L'année 1985 marque une stabilisation de ce rapport : on retrouve en effet exactement la même cotation de 1,26 DM pour 100 yens à la fin de novembre. Le rapport est resté relativement stable au cours de l'année. Il faut seulement noter que le dollar a baissé plus vite contre le DM que contre le yen avant le 22 septembre, et qu'on a eu ensuite l'évolution opposée. La conséquence a été évidemment que le yen/DM a eu tendance à se déprécier avant le 22 septembre, pour retrouver ensuite son niveau de fin 1984.

Il faut garder à l'esprit que la parité de 1,26 pour le rapport 100 yens/1 DM (ou 0,79 pour le rapport inverse 1 DM/100 yens) est un ordre de grandeur qui paraît accepté par Tokyo et qui est avantageux pour la CEE. Dans les négociations serrées sur les trois taux clés qui ne manqueront pas de s'engager si le retour à la stabilité s'avère durable, c'est un point important pour les Européens. On trouvera dans le tableau 2, en annexe, l'évolution des trois rapports de change essentiels aux dates importantes de 1985.

III – Comment apprécier la décision du 22 septembre 1985 ?

Malgré les interventions certaines de fin février et début mars, puis celles – probables – de début mai, personne dans les milieux de cambistes ne croyait en septembre que les États-Unis, la République fédérale d'Allemagne, le Royaume-Uni et le Japon puissent tomber formellement d'accord sur des interventions concertées. On affirmait depuis si longtemps qu'il était impossible aux banques centrales d'endiguer les mouvements de capitaux énormes transitant chaque jour par les marchés de change. L'Administration Reagan, en particulier, était connue pour son attachement aux marchés de change libres, abandonnés à eux-mêmes. Et le président Reagan connu pour son obstination.
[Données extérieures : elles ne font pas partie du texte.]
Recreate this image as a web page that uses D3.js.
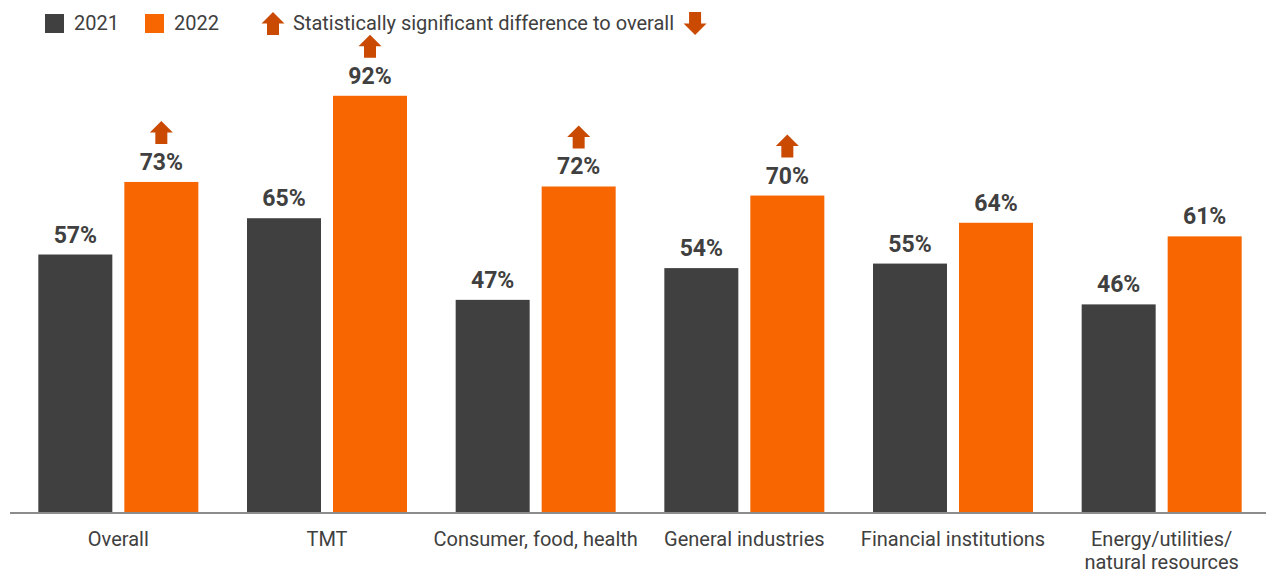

C'est pourquoi, le communiqué publié le 22 septembre au soir, rendant publics et la réunion des Cinq et leur accord, fut un véritable coup de théâtre. Les États-Unis reconnaissaient pour la première fois que le dollar était surévalué : « Les taux de change devraient refléter plus correctement les conditions économiques fondamentales que cela n'a été le cas », disait pudiquement le communiqué ; mais tout le monde comprenait qu'il s'agissait du dollar. La suite était plus explicite encore : « une certaine appréciation nouvelle, s'effectuant en bon ordre, des principales monnaies autres que le dollar, est désirable. » Enfin, l'engagement d'intervenir si nécessaire : « Les participants se tiennent prêts à coopérer plus étroitement pour l'encourager (cette appréciation) chaque fois que cette action apparaîtra utile. »

Le lendemain, le président Reagan, dans une déclaration télévisée, annonçait un programme de mesures destinées à lutter contre les pratiques déloyales (unfair) en matière de commerce et soulignait l'importance de l'accord des Cinq pour faire baisser le dollar. On comprenait alors que l'accord faisait partie de la stratégie présidentielle pour éviter les mesures protectionnistes préparées par le Congrès. Ce qui ne veut pas dire que l'accord soit seulement une pièce d'une vaste mise en scène. Au contraire, ce que souhaite l'Administration, c'est la baisse effective du dollar. Tout autant que le programme de lutte contre les pratiques déloyales des partenaires commerciaux des États-Unis, elle est nécessaire pour redresser la balance extérieure et dissuader sénateurs et représentants d'adopter des mesures sauvagement protectionnistes.

Le changement d'attitude des États-Unis est donc indéniable. C'est un événement considérable. Pour le mesurer, il suffit de rappeler une réunion internationale dont nous n'avons pas parlé, en raison de son échec, celle du Groupe des Dix (Le groupe des dix pays les plus riches du monde comprend les Cinq, plus la Belgique, les Pays-Bas, l'Italie, le Canada et la Suède.) à Tokyo, le 21 juin 1985. Cette réunion avait pour objet d'examiner le rapport d'un groupe de travail des Dix sur la réforme du système monétaire international (décision prise à la demande pressante de la France au sommet de Williamsburg en juin 1983). Le communiqué avait alors rejeté sans appel toute recherche d'un système de changes plus stables. La France s'était heurtée au scepticisme et à l'hostilité des neuf autres délégations ; malgré un long combat, elle n'avait même pas pu faire insérer le mot « intervention » dans le communiqué final.